● **Directions**
Give back only the lines from the one that contains "Recreate this image" through the one that contains "import pandas as pd", word for word and without images.

● **Supplied entries**
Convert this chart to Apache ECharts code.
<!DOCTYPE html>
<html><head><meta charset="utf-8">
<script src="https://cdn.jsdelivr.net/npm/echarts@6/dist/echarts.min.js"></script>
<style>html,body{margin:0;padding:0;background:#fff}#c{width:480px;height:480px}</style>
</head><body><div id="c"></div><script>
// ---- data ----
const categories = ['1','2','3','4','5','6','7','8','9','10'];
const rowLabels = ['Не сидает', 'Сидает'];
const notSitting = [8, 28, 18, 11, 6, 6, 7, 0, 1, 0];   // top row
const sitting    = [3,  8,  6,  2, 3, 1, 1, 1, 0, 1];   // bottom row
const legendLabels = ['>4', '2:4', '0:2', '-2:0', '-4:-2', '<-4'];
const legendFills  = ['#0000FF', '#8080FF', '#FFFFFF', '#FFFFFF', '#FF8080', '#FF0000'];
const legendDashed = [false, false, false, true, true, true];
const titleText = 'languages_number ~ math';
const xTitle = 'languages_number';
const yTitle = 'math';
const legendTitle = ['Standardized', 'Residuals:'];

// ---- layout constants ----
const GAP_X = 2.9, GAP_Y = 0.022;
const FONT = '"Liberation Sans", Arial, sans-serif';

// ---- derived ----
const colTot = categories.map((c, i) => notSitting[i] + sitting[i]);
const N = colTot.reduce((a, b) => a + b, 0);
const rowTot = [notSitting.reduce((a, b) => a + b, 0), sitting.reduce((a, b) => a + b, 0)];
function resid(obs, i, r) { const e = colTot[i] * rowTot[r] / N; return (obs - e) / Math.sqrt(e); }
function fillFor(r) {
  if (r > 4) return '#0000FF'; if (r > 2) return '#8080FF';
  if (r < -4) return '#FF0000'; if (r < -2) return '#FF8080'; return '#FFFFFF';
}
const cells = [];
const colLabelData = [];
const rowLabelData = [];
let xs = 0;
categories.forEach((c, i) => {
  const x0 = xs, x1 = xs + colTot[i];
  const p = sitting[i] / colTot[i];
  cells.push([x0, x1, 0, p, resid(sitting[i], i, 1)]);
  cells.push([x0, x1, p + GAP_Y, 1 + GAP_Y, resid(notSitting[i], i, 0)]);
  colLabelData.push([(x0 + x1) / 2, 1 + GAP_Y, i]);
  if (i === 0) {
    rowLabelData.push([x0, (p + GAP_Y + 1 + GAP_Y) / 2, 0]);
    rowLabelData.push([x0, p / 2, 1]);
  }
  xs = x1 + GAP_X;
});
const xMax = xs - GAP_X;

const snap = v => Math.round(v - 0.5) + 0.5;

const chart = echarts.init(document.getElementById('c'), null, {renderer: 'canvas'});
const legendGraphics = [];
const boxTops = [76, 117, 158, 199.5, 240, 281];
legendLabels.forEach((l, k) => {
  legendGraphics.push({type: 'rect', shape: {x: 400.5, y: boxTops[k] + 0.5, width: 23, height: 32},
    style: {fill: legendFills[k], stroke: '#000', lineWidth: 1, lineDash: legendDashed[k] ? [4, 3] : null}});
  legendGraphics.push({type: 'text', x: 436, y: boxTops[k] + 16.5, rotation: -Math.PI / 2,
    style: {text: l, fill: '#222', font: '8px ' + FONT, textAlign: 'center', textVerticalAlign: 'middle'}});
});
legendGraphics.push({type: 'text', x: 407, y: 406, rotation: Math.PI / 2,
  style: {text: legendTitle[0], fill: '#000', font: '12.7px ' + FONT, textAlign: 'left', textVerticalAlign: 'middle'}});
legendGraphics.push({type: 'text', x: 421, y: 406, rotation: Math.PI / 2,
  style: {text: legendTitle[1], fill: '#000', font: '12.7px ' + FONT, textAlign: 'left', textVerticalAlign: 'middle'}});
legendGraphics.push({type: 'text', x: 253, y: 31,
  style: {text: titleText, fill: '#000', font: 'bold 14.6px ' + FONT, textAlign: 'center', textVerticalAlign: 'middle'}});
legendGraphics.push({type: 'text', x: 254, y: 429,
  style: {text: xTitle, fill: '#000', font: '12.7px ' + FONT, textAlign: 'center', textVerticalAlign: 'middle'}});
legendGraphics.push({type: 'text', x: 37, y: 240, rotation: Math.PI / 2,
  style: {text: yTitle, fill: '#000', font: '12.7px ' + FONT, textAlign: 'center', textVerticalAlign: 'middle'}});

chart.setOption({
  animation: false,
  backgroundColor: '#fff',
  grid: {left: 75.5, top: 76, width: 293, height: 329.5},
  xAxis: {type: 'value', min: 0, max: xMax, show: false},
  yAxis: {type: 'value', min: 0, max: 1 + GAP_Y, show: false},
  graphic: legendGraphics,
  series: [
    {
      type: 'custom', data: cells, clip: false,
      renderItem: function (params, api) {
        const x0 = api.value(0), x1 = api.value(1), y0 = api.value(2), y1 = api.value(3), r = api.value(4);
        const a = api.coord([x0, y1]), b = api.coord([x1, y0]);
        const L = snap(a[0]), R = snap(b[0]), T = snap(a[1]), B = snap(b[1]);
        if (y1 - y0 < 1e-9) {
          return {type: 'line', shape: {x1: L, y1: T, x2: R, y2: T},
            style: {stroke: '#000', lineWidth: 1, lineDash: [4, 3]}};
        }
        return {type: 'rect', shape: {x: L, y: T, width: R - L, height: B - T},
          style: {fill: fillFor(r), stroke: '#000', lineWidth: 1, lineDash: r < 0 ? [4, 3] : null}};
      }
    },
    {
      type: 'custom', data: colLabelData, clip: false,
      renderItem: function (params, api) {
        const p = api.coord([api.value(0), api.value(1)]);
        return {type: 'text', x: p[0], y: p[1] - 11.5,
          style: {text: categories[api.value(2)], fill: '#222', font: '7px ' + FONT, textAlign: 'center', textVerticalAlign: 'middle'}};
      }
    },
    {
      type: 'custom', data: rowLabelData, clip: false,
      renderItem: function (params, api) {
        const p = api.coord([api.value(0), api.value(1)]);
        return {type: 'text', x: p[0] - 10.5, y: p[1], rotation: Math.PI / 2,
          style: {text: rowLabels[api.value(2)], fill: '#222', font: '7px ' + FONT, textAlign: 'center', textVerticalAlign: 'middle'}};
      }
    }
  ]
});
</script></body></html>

--

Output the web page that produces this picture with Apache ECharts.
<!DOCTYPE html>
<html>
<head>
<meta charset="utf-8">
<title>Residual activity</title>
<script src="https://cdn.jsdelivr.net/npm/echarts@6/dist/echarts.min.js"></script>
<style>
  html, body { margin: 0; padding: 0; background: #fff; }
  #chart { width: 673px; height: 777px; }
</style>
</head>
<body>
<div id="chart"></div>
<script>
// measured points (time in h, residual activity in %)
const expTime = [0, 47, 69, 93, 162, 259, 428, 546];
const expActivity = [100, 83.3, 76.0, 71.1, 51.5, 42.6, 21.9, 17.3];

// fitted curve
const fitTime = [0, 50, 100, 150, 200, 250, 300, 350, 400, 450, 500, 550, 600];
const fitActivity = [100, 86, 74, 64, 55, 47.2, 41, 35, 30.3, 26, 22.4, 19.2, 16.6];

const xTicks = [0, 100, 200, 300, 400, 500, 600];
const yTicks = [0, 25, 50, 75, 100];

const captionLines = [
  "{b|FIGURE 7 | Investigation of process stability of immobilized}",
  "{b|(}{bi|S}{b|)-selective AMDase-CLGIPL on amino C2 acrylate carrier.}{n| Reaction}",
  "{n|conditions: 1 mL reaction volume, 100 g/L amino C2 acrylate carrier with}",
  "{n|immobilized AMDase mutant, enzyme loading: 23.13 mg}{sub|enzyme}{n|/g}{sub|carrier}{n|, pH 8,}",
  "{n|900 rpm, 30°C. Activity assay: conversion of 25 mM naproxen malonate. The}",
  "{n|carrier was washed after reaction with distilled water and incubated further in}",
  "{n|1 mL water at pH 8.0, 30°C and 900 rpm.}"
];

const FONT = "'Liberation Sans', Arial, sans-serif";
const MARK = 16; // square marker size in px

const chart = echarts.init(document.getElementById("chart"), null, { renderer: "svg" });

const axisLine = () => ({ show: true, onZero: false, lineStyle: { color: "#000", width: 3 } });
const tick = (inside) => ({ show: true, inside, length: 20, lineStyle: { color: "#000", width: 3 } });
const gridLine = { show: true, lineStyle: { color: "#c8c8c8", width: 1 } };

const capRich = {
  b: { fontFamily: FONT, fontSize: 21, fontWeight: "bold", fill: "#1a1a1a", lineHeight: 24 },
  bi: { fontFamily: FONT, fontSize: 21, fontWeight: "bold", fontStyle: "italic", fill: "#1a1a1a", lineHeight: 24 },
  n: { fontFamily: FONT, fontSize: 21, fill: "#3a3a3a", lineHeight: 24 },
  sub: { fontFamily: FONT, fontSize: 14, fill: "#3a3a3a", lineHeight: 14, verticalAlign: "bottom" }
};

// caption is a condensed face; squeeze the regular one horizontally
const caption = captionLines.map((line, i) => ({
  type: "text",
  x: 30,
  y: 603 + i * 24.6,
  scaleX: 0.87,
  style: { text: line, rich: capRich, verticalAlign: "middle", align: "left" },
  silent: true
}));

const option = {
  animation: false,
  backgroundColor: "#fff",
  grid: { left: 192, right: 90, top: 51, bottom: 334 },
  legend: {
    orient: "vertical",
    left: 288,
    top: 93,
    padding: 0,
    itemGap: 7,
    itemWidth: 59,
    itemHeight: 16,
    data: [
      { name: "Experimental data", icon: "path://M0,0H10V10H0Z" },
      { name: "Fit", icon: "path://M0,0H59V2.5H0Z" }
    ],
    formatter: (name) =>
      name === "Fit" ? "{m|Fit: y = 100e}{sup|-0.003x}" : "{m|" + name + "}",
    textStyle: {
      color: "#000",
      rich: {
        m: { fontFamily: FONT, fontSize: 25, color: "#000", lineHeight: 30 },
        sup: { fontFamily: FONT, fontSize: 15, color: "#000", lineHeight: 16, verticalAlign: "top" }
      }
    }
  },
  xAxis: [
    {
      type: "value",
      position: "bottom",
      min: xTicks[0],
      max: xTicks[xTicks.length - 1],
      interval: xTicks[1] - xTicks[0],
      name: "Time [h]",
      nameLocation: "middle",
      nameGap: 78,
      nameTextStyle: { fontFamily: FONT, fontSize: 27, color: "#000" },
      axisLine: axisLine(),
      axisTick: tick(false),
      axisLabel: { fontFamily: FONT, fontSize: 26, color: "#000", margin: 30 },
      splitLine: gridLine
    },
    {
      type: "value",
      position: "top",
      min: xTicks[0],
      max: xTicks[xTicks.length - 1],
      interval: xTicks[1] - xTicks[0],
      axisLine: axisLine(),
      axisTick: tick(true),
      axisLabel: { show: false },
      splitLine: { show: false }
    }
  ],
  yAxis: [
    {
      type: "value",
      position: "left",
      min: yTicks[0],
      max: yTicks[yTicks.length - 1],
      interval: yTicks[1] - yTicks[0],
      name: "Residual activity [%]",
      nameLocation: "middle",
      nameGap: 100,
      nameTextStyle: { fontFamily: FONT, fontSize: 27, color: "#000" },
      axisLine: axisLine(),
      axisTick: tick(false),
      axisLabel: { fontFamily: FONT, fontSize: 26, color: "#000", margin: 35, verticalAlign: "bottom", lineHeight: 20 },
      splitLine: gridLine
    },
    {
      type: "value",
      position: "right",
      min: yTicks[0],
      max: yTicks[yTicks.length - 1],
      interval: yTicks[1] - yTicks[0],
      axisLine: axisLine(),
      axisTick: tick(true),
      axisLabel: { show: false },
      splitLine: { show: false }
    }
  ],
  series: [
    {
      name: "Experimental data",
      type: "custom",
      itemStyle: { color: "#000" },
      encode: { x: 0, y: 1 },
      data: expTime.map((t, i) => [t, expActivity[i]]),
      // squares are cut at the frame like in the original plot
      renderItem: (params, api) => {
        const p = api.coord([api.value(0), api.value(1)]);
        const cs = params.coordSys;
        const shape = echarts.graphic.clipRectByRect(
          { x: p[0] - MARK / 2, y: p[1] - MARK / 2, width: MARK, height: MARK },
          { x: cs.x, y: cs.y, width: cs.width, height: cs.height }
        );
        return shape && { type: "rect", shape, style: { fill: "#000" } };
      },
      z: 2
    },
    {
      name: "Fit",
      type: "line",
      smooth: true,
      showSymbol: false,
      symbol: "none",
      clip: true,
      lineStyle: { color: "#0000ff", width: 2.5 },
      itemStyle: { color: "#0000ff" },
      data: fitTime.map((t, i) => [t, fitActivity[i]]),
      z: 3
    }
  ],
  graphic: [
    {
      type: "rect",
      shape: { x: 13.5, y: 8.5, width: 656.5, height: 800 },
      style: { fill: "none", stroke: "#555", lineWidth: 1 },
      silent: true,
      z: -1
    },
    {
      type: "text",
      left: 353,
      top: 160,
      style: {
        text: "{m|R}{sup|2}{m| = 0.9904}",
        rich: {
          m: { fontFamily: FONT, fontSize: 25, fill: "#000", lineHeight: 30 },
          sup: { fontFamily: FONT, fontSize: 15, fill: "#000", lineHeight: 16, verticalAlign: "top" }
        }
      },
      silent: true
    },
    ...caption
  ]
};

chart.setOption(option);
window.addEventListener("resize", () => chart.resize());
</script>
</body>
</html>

--

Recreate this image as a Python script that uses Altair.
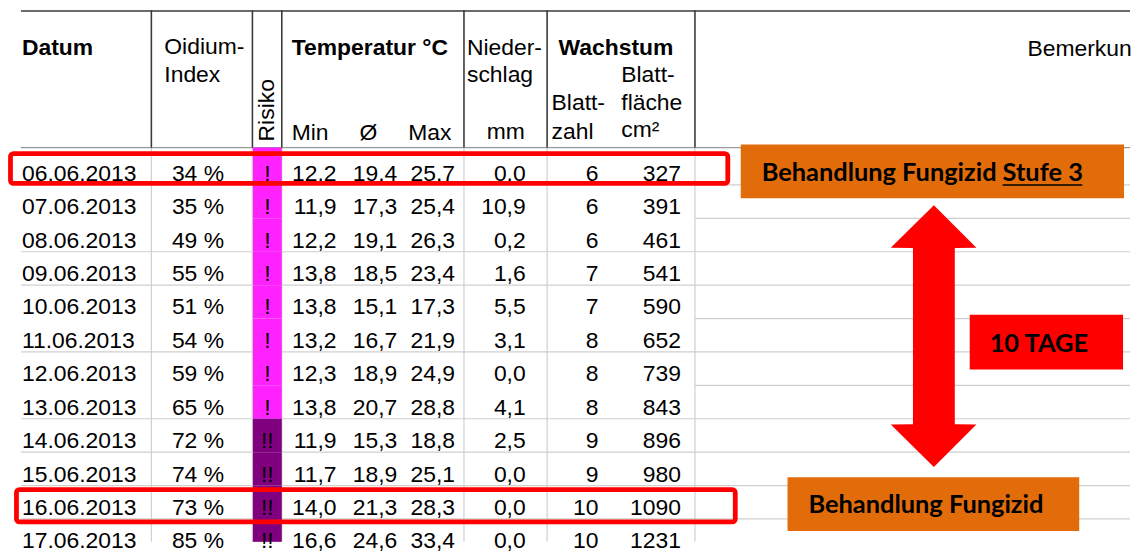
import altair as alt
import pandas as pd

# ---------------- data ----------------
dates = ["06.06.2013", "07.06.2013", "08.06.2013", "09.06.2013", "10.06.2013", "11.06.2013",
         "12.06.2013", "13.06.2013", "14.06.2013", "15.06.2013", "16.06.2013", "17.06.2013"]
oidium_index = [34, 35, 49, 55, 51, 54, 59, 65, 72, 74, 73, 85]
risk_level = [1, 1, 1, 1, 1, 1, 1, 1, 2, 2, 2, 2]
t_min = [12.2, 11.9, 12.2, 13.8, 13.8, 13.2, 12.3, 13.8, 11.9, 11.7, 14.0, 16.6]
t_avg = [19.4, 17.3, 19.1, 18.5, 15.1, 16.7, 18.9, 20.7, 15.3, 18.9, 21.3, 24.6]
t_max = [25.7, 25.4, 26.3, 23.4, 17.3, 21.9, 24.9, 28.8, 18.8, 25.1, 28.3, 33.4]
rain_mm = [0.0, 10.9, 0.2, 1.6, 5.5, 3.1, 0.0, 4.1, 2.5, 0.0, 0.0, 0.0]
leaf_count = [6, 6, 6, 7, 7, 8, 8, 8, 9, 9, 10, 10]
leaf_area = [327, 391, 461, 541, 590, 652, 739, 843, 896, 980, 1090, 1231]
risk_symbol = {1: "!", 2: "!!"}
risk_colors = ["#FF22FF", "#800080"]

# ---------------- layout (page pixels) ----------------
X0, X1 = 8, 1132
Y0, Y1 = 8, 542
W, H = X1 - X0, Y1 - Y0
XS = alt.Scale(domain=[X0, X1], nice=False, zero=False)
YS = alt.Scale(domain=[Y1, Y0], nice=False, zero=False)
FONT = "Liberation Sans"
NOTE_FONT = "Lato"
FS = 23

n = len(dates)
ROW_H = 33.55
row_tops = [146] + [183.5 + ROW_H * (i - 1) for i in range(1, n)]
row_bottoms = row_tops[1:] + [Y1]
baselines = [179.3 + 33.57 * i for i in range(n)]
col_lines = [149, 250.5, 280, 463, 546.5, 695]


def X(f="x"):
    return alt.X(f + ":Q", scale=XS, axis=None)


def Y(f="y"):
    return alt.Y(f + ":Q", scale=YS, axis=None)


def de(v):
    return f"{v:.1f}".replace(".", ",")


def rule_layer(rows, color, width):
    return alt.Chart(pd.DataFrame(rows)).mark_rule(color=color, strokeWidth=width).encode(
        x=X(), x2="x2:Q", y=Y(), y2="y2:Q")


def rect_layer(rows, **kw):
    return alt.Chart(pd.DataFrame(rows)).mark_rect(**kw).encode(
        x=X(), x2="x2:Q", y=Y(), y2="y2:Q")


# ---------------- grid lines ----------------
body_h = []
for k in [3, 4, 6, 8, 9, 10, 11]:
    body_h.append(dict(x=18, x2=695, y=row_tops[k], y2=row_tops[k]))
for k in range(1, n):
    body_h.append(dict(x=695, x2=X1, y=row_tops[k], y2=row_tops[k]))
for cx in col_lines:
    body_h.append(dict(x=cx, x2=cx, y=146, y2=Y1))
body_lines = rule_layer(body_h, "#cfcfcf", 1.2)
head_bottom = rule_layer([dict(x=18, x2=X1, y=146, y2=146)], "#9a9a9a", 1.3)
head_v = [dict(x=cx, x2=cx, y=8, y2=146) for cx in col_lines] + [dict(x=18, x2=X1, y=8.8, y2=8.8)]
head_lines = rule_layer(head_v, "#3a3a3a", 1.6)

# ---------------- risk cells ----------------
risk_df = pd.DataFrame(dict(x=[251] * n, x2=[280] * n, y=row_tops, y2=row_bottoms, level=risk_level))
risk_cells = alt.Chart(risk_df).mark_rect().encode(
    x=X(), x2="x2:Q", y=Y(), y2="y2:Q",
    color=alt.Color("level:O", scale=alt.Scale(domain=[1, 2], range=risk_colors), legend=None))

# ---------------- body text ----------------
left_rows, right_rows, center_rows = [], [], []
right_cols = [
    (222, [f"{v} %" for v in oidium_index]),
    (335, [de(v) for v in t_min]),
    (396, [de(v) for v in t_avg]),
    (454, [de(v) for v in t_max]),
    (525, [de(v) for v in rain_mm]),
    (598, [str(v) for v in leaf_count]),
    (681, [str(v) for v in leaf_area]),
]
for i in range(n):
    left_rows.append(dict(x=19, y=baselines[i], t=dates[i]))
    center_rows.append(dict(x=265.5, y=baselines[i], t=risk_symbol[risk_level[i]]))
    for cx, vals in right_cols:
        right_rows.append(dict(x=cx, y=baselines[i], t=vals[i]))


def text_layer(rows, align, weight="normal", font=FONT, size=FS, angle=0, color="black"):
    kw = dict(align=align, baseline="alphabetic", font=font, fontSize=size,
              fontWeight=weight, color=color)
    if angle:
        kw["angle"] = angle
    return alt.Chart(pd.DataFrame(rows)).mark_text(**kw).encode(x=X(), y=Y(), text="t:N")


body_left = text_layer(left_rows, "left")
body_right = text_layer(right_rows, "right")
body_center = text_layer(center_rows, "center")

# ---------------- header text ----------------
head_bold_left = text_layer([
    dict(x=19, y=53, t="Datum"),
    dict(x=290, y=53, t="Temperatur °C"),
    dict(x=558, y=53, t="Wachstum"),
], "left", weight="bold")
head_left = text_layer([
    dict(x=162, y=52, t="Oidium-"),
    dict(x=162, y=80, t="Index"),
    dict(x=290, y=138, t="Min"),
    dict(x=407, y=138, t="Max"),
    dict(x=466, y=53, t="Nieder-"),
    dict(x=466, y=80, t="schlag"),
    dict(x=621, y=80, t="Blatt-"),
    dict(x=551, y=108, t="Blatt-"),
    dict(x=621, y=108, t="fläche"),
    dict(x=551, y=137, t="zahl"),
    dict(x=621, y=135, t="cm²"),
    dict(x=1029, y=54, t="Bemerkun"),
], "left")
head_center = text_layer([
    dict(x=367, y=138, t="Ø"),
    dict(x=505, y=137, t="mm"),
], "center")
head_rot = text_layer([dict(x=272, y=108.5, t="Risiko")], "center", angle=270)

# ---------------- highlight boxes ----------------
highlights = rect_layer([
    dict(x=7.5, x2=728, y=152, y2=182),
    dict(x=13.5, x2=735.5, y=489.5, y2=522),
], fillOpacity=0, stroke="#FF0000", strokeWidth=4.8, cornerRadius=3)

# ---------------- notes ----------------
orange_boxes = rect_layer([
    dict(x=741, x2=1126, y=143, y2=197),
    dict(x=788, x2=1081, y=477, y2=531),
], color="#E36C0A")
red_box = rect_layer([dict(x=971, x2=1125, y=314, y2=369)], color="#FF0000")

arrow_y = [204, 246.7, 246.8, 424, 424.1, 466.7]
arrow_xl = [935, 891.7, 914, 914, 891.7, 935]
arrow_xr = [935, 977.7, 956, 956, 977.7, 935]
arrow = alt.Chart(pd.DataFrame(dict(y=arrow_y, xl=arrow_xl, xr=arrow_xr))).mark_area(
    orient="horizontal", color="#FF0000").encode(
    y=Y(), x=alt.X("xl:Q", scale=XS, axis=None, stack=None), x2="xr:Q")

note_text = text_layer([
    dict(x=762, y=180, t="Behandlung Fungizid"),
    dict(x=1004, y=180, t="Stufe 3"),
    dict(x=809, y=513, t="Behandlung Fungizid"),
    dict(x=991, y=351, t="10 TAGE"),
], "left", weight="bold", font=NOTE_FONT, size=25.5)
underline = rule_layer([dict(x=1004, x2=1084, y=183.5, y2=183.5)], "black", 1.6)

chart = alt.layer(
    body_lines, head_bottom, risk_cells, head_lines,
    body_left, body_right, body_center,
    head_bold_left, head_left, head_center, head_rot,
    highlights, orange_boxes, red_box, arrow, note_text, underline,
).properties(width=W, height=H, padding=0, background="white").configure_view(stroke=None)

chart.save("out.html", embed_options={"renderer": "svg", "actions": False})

● **Task answer**
Recreate this image as a Python script that uses Altair.
import altair as alt
import pandas as pd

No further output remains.